## What you have to do
Sort through the entries below and pull out lines containing the word "draw".

* Start Supplied material *

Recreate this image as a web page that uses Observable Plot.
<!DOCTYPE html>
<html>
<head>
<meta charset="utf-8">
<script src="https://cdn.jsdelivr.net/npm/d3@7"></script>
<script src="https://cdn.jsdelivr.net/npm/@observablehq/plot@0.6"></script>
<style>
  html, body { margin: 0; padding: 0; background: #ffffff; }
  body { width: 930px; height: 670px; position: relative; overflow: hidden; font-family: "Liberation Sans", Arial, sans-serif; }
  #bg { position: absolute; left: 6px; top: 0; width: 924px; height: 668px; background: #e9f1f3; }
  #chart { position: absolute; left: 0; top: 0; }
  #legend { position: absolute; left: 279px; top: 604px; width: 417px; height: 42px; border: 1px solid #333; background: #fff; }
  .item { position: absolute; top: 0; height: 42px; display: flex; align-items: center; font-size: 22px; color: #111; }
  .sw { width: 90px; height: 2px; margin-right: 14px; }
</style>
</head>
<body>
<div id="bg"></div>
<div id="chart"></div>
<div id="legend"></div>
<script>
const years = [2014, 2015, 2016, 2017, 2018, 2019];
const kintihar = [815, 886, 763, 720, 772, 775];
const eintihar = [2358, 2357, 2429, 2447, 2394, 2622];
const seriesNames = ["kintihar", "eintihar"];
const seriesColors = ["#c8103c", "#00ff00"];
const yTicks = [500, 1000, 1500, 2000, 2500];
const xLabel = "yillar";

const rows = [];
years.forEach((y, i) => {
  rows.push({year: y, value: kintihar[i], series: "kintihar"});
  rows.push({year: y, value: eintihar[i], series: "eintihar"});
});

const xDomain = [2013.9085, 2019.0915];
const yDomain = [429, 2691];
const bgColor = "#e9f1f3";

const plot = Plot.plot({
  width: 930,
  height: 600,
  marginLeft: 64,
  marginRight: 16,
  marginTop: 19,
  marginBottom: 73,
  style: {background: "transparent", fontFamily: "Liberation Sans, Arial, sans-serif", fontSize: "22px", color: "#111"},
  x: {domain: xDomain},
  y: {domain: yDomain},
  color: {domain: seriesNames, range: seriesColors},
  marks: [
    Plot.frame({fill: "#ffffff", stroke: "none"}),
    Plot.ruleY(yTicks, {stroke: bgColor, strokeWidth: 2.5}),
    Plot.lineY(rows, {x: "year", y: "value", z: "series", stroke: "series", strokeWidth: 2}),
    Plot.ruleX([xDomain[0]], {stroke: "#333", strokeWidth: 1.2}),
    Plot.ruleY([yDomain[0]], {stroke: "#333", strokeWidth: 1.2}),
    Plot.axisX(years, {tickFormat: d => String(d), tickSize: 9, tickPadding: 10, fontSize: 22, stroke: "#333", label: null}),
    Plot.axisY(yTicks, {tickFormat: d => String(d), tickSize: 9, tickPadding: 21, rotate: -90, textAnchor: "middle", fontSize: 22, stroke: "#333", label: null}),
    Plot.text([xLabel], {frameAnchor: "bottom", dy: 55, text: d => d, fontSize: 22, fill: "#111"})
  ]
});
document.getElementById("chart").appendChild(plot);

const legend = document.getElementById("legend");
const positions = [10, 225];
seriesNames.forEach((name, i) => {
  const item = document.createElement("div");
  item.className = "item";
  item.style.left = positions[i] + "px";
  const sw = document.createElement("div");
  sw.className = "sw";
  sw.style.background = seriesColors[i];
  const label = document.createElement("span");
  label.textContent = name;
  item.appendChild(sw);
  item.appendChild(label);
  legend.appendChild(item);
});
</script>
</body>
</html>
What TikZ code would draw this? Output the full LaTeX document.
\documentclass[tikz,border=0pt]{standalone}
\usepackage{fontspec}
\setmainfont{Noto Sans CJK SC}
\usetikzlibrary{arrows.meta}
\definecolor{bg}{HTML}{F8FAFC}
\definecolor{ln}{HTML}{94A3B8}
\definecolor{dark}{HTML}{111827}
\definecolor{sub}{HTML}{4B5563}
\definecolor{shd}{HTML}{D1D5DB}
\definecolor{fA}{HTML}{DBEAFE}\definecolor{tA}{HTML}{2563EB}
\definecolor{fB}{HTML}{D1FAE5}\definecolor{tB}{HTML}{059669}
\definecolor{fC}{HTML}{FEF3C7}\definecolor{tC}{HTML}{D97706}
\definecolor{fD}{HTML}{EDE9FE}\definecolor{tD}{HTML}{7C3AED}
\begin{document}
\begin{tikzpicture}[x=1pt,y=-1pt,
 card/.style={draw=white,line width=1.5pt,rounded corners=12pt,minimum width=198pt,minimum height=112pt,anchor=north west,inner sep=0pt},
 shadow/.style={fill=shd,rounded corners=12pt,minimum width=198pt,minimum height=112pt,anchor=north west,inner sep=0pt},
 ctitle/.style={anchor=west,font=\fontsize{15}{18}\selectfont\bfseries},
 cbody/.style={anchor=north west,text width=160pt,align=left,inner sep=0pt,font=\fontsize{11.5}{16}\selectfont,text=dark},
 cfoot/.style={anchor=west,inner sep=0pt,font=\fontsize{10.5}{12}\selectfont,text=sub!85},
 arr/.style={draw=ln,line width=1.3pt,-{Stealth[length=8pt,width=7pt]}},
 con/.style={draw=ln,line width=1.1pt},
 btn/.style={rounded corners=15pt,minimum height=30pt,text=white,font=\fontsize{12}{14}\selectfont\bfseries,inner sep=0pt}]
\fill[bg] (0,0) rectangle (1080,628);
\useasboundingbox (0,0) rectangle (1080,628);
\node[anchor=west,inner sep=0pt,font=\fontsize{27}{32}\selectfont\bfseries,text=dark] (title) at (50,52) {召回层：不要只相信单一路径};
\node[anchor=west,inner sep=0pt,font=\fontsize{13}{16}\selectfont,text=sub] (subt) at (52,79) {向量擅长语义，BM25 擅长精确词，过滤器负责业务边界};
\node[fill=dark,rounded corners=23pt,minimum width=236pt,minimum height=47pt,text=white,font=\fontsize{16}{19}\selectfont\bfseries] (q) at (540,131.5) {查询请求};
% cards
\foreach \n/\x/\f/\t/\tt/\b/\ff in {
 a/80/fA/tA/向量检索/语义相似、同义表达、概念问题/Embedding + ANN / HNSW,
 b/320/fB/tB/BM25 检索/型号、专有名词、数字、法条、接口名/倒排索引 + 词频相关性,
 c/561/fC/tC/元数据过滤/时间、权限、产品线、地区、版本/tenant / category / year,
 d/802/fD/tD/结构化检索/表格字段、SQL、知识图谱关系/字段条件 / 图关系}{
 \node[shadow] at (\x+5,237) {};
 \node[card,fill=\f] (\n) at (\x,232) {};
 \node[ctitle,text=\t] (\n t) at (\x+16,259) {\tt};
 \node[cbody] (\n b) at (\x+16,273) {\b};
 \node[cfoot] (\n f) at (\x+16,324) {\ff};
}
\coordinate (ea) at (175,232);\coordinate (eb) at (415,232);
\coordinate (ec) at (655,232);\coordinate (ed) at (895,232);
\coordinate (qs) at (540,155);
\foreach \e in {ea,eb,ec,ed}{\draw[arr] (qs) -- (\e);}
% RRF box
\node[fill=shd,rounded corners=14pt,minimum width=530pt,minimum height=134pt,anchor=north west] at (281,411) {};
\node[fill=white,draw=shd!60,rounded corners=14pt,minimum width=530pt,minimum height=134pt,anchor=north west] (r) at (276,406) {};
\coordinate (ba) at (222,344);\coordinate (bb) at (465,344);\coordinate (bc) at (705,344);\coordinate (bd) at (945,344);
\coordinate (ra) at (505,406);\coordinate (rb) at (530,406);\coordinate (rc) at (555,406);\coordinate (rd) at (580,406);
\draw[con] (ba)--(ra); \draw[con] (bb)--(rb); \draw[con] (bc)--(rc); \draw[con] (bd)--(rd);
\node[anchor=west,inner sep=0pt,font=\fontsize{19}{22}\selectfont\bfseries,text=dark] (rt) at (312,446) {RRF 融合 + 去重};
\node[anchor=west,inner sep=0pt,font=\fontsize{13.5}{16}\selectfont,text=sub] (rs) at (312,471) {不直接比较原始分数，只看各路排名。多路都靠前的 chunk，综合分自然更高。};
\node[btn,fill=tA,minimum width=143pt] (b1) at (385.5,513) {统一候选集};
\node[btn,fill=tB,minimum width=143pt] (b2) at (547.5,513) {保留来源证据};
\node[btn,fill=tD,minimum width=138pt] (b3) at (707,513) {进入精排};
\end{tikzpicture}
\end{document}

* End Supplied material *

## Answer to this problem
What TikZ code would draw this? Output the full LaTeX document.
 card/.style={draw=white,line width=1.5pt,rounded corners=12pt,minimum width=198pt,minimum height=112pt,anchor=north west,inner sep=0pt},
 arr/.style={draw=ln,line width=1.3pt,-{Stealth[length=8pt,width=7pt]}},
 con/.style={draw=ln,line width=1.1pt},
\foreach \e in {ea,eb,ec,ed}{\draw[arr] (qs) -- (\e);}
\node[fill=white,draw=shd!60,rounded corners=14pt,minimum width=530pt,minimum height=134pt,anchor=north west] (r) at (276,406) {};
\draw[con] (ba)--(ra); \draw[con] (bb)--(rb); \draw[con] (bc)--(rc); \draw[con] (bd)--(rd);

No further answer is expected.